At that point they’re desperate.

They think they have no real asset to offer in exchange for the income they seek.

I ask them what they’re willing to do to generate that income, and there’s no ready answer in most of the cases.

I usually remind them that I’m not someone who promises a get rich quick formula, in fact my first book was more of a get rich slow strategy.

Even then, many readers tried to make it something it wasn’t, looking for home runs instead of consistent small wins that would be recurring and passive.

So let’s say that you came to me with that question, or demand, that you had to make a certain amount of money in a certain amount of time. Let’s say that amount is $1000, or $1000 per month, within 30 days.

What are you willing to invest? Two obvious choices are time and money.

So so many say they can devote an hour or two a day to building their online business…

Whoa! Wow! Really?

And investing money? In advance? With no guarantees?

The more timid among us are not willing to do that either.

Those who have marketable skills can offer their time for money on a site like Fiverr, but that involves time.

Others can spend money to get set up, spending money for hosting and an autoresponder service and maybe a shopping cart service and more.

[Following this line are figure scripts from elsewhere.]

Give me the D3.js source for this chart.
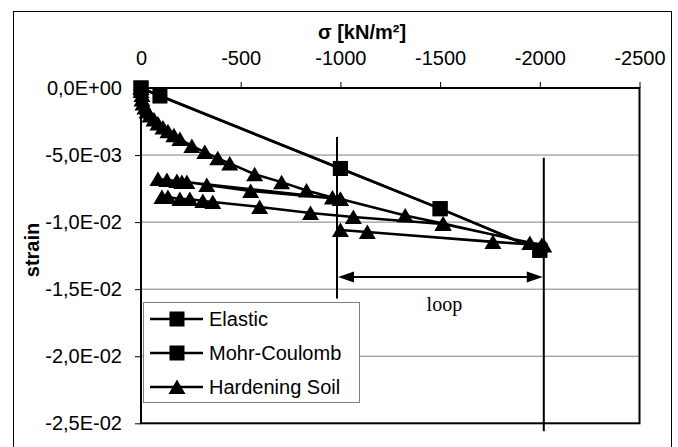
<!DOCTYPE html>
<html>
<head>
<meta charset="utf-8">
<script src="https://cdn.jsdelivr.net/npm/d3@7"></script>
<style>
  body { margin: 0; background: #fff; }
  svg { display: block; }
</style>
</head>
<body>
<div id="chart"></div>
<script>
/*global d3*/

// axis ticks
var sigmaTicks = [0, -500, -1000, -1500, -2000, -2500];
var sigmaLabels = ["0", "-500", "-1000", "-1500", "-2000", "-2500"];
var strainTicks = [0, -0.005, -0.01, -0.015, -0.02, -0.025];
var strainLabels = ["0,0E+00", "-5,0E-03", "-1,0E-02", "-1,5E-02", "-2,0E-02", "-2,5E-02"];

// series
var seriesNames = ["Elastic", "Mohr-Coulomb", "Hardening Soil"];

var elasticSigma = [0, -1000, -1500, -2000];
var elasticStrain = [0, -0.0060, -0.0090, -0.0121];

var mcSigma = [0, -95, -1000, -1500, -2000];
var mcStrain = [0, -0.0006, -0.0060, -0.0090, -0.0121];

// loading, unload to -100, reload, loop between -1000 and -2000, final unload
var hsSigma = [0, 0, -5, -5, -10, -20, -30, -45, -65, -85, -110, -135, -165, -195, -255, -320, -385, -445, -570, -705, -830, -960, -1000,
  -550, -330, -230, -205, -180, -130, -85,
  -1000, -1325, -1515, -1950, -2010,
  -1765, -1135, -1000,
  -2020,
  -1515, -1065, -850, -595, -360, -310, -245, -195, -135, -105];
var hsStrain = [0, -0.00022, -0.00052, -0.00085, -0.00115, -0.00145, -0.00175, -0.00205, -0.00235, -0.00265, -0.00295, -0.00322, -0.00352, -0.00380, -0.00432, -0.00478, -0.00524, -0.00562, -0.00643, -0.00702, -0.00764, -0.00816, -0.00828,
  -0.00768, -0.00723, -0.00701, -0.00701, -0.00693, -0.00686, -0.00678,
  -0.00828, -0.00950, -0.01010, -0.01156, -0.01170,
  -0.01148, -0.01074, -0.01059,
  -0.01175,
  -0.01014, -0.00962, -0.00932, -0.00887, -0.00850, -0.00842, -0.00828, -0.00828, -0.00813, -0.00813];

// loop annotation
var loopFrom = -983, loopTo = -2020;
var loopLine1 = [-0.00365, -0.0157];
var loopLine2 = [-0.0052, -0.0256];
var loopArrowStrain = -0.0141;

var width = 678, height = 447;
var font = "'Liberation Sans', Arial, sans-serif";

var svg = d3.select("#chart").append("svg")
  .attr("width", width)
  .attr("height", height);

// outer chart frame
svg.append("rect")
  .attr("x", 13.5).attr("y", 11.5)
  .attr("width", 658).attr("height", 460)
  .style("fill", "#fff")
  .style("stroke", "#000")
  .style("stroke-width", 1);

var x = d3.scaleLinear().domain([0, -2500]).range([141, 639.5]);
var y = d3.scaleLinear().domain([0, -0.025]).range([88, 423.3]);

// gridlines
svg.append("g")
  .selectAll("line")
  .data(strainTicks.slice(1, -1))
  .enter()
  .append("line")
  .attr("x1", x(0)).attr("x2", x(-2500))
  .attr("y1", function(d){ return y(d); })
  .attr("y2", function(d){ return y(d); })
  .style("stroke", "#808080")
  .style("stroke-width", 1);

// plot frame
svg.append("rect")
  .attr("x", x(0)).attr("y", y(0))
  .attr("width", x(-2500) - x(0))
  .attr("height", y(-0.025) - y(0))
  .style("fill", "none")
  .style("stroke", "#000")
  .style("stroke-width", 2);

// axes
var xAxis = d3.axisTop(x)
  .tickValues(sigmaTicks)
  .tickSize(6)
  .tickSizeOuter(0)
  .tickPadding(17)
  .tickFormat(function(d, i){ return sigmaLabels[i]; });

var gx = svg.append("g")
  .attr("transform", "translate(0," + y(0) + ")")
  .call(xAxis);
gx.select(".domain").remove();
gx.selectAll("line").style("stroke", "#000").style("stroke-width", 1);
gx.selectAll("text")
  .style("font-family", font)
  .style("font-size", "20px")
  .style("fill", "#000");

var yAxis = d3.axisLeft(y)
  .tickValues(strainTicks)
  .tickSize(6)
  .tickSizeOuter(0)
  .tickPadding(13)
  .tickFormat(function(d, i){ return strainLabels[i]; });

var gy = svg.append("g")
  .attr("transform", "translate(" + x(0) + ",0)")
  .call(yAxis);
gy.select(".domain").remove();
gy.selectAll("line").style("stroke", "#000").style("stroke-width", 1);
gy.selectAll("text")
  .style("font-family", font)
  .style("font-size", "20px")
  .style("fill", "#000");

// axis titles
svg.append("text")
  .attr("x", 362)
  .attr("y", 39)
  .attr("text-anchor", "middle")
  .style("font-family", font)
  .style("font-size", "20px")
  .style("font-weight", "bold")
  .text("σ [kN/m²]");

svg.append("text")
  .attr("transform", "translate(39,250) rotate(-90)")
  .attr("text-anchor", "middle")
  .style("font-family", font)
  .style("font-size", "20px")
  .style("font-weight", "bold")
  .text("strain");

// series lines
var line = d3.line()
  .x(function(d){ return x(d[0]); })
  .y(function(d){ return y(d[1]); });

var elastic = d3.zip(elasticSigma, elasticStrain);
var mc = d3.zip(mcSigma, mcStrain);
var hs = d3.zip(hsSigma, hsStrain);

[elastic, mc, hs].forEach(function(pts){
  svg.append("path")
    .datum(pts)
    .attr("d", line)
    .style("fill", "none")
    .style("stroke", "#000")
    .style("stroke-width", 2.5)
    .style("stroke-linejoin", "round");
});

var squareSize = 15;
var triPath = "M0,-7.5L8.5,7L-8.5,7Z";

function squares(pts) {
  svg.append("g").selectAll("rect")
    .data(pts)
    .enter()
    .append("rect")
    .attr("x", function(d){ return x(d[0]) - squareSize / 2; })
    .attr("y", function(d){ return y(d[1]) - squareSize / 2; })
    .attr("width", squareSize)
    .attr("height", squareSize)
    .style("fill", "#000");
}
squares(elastic);
squares(mc);

svg.append("g").selectAll("path")
  .data(hs)
  .enter()
  .append("path")
  .attr("d", triPath)
  .attr("transform", function(d){ return "translate(" + x(d[0]) + "," + y(d[1]) + ")"; })
  .style("fill", "#000");

// loop annotation
svg.append("line")
  .attr("x1", x(loopFrom)).attr("x2", x(loopFrom))
  .attr("y1", y(loopLine1[0])).attr("y2", y(loopLine1[1]))
  .style("stroke", "#000").style("stroke-width", 2);
svg.append("line")
  .attr("x1", x(loopTo)).attr("x2", x(loopTo))
  .attr("y1", y(loopLine2[0])).attr("y2", y(loopLine2[1]))
  .style("stroke", "#000").style("stroke-width", 2);

var ay = y(loopArrowStrain), ax1 = x(loopFrom) + 1, ax2 = x(loopTo) - 1;
svg.append("line")
  .attr("x1", ax1 + 10).attr("x2", ax2 - 10)
  .attr("y1", ay).attr("y2", ay)
  .style("stroke", "#000").style("stroke-width", 2);
svg.append("path")
  .attr("d", "M" + ax1 + "," + ay + "l16,-5.5l0,11z")
  .style("fill", "#000");
svg.append("path")
  .attr("d", "M" + ax2 + "," + ay + "l-16,-5.5l0,11z")
  .style("fill", "#000");

svg.append("text")
  .attr("x", (x(loopFrom) + x(loopTo)) / 2 + 4)
  .attr("y", 311)
  .attr("text-anchor", "middle")
  .style("font-family", "'Liberation Serif', 'Times New Roman', serif")
  .style("font-size", "20px")
  .text("loop");

// legend
var legend = svg.append("g");
legend.append("rect")
  .attr("x", 143.5).attr("y", 302.5)
  .attr("width", 216).attr("height", 100)
  .style("fill", "#fff")
  .style("stroke", "#808080")
  .style("stroke-width", 1);

var legendY = [319, 353, 387];
seriesNames.forEach(function(name, i){
  var ly = legendY[i];
  legend.append("line")
    .attr("x1", 150).attr("x2", 203)
    .attr("y1", ly).attr("y2", ly)
    .style("stroke", "#000").style("stroke-width", 2.5);
  if (i < 2) {
    legend.append("rect")
      .attr("x", 177 - squareSize / 2).attr("y", ly - squareSize / 2)
      .attr("width", squareSize).attr("height", squareSize)
      .style("fill", "#000");
  } else {
    legend.append("path")
      .attr("d", triPath)
      .attr("transform", "translate(177," + ly + ")")
      .style("fill", "#000");
  }
  legend.append("text")
    .attr("x", 209)
    .attr("y", ly + 7)
    .style("font-family", font)
    .style("font-size", "20px")
    .text(name);
});
</script>
</body>
</html>
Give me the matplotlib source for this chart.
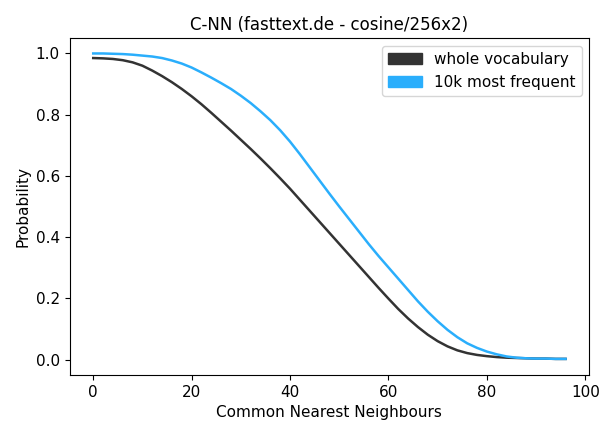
import matplotlib
matplotlib.use('Agg')
import matplotlib.pyplot as plt
import matplotlib.patches as mpatches

# Common nearest neighbours (every 2)
x = list(range(0, 97, 2))

whole_vocab = [0.985, 0.984, 0.982, 0.978, 0.971, 0.960, 0.944, 0.926, 0.906, 0.884,
               0.860, 0.834, 0.806, 0.777, 0.748, 0.718, 0.688, 0.657, 0.625, 0.592,
               0.558, 0.522, 0.486, 0.450, 0.414, 0.378, 0.342, 0.306, 0.270, 0.234,
               0.199, 0.165, 0.134, 0.106, 0.081, 0.060, 0.043, 0.030, 0.021, 0.015,
               0.011, 0.008, 0.006, 0.005, 0.004, 0.003, 0.003, 0.002, 0.002]

top10k = [1.000, 1.000, 0.999, 0.998, 0.996, 0.993, 0.990, 0.985, 0.977, 0.967,
          0.954, 0.938, 0.921, 0.903, 0.884, 0.862, 0.838, 0.811, 0.782, 0.749,
          0.712, 0.671, 0.628, 0.585, 0.542, 0.500, 0.459, 0.418, 0.377, 0.338,
          0.301, 0.264, 0.227, 0.190, 0.156, 0.125, 0.097, 0.073, 0.053, 0.038,
          0.026, 0.017, 0.010, 0.006, 0.004, 0.003, 0.003, 0.002, 0.002]

labels = ['whole vocabulary', '10k most frequent']
colors = ['#333333', '#2aaefc']

plt.rcParams['font.size'] = 11

fig = plt.figure(figsize=(6, 4.24), dpi=100)
ax = fig.add_axes([0.116, 0.116, 0.866, 0.794])

ax.plot(x, whole_vocab, color=colors[0], linewidth=1.8)
ax.plot(x, top10k, color=colors[1], linewidth=1.8)

ax.set_xlim(-4.8, 100.8)
ax.set_ylim(-0.05, 1.05)
ax.set_xticks([0, 20, 40, 60, 80, 100])
ax.set_yticks([0.0, 0.2, 0.4, 0.6, 0.8, 1.0])

ax.set_xlabel('Common Nearest Neighbours')
ax.set_ylabel('Probability')
ax.set_title('C-NN (fasttext.de - cosine/256x2)', fontsize=12)

handles = [mpatches.Patch(color=c, label=l) for c, l in zip(colors, labels)]
ax.legend(handles=handles, loc='upper right', handlelength=2.2)

plt.savefig('out.png', dpi=100)
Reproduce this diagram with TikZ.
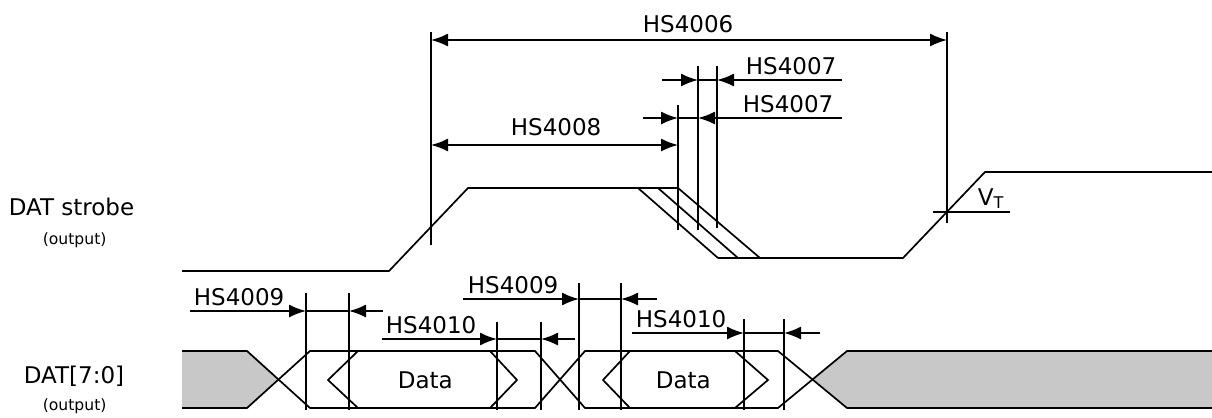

But that involves money and faith because the costs are usually on a monthly basis.

When I was setting up a retail business in my home town, pre-Internet, I had to sign a lease, pay 2 months in advance, a security deposit, get insurance and signs and shelves and a register and display cases and so much more. Plus of course the inventory to sell. With no guarantee that I’d ever have a single customer, ever.

Going online is so much easier, isn’t it?

But it isn’t devoid of the necessity to spend time and money to start and grow and keep up with or ahead of the competition.

So where am I going with this rambling anyway today?

Back to the “failure is your friend” idea that I’ve mentioned before.

It is, but if you are desperate and giving it one shot, you aren’t wired internally to accept the possibility of a failure.

When I concocted my 5 Bucks a Day strategy, before it was named, it was an idea that I had that just HAD to work because I was desperate.

If it wouldn’t have worked, I might have given up, because I had tried so many other things previously.

I invested time and I committed a lot of money. It worked out very well indeed. It changed my life, obviously.

Since then, I’ve tried to practice what I preach in several ways.

One if focus. I wrote about that. I do that. I don’t multi-task important tasks. Instead I time box them, giving focused attention to one thing at a time for a specified amount of time. Like writing this post, for example. I’m not watching YouTube videos or reading sales pages or checking emails while I type.

Another is being willing to spend money to get things done by someone else. In other words, outsourcing. Why should I spend 8 hours of my time doing a task when someone else will do it for $10 or $50, and do it better?

And traffic-getting? Free traffic is great, but can you turn it on when you need to, and is it plentiful, and it is reliable to continue? Inside 5 Bucks a Day I showed how I was able to spend money on Google Ads and scale up as much as I wanted. When I proved to myself that I could spend .10 for a visitor and get an average return of .20 or more, it was just plain magic.

But I had to have confidence. It was scary. Very scary.

I could have spent a million hours getting free traffic, that still wouldn’t have been as abundant and certainly not as targeted as I spend the money for.

I would have failed. My life would not have changed.

So bottom line, I guess this post is about the value of your time.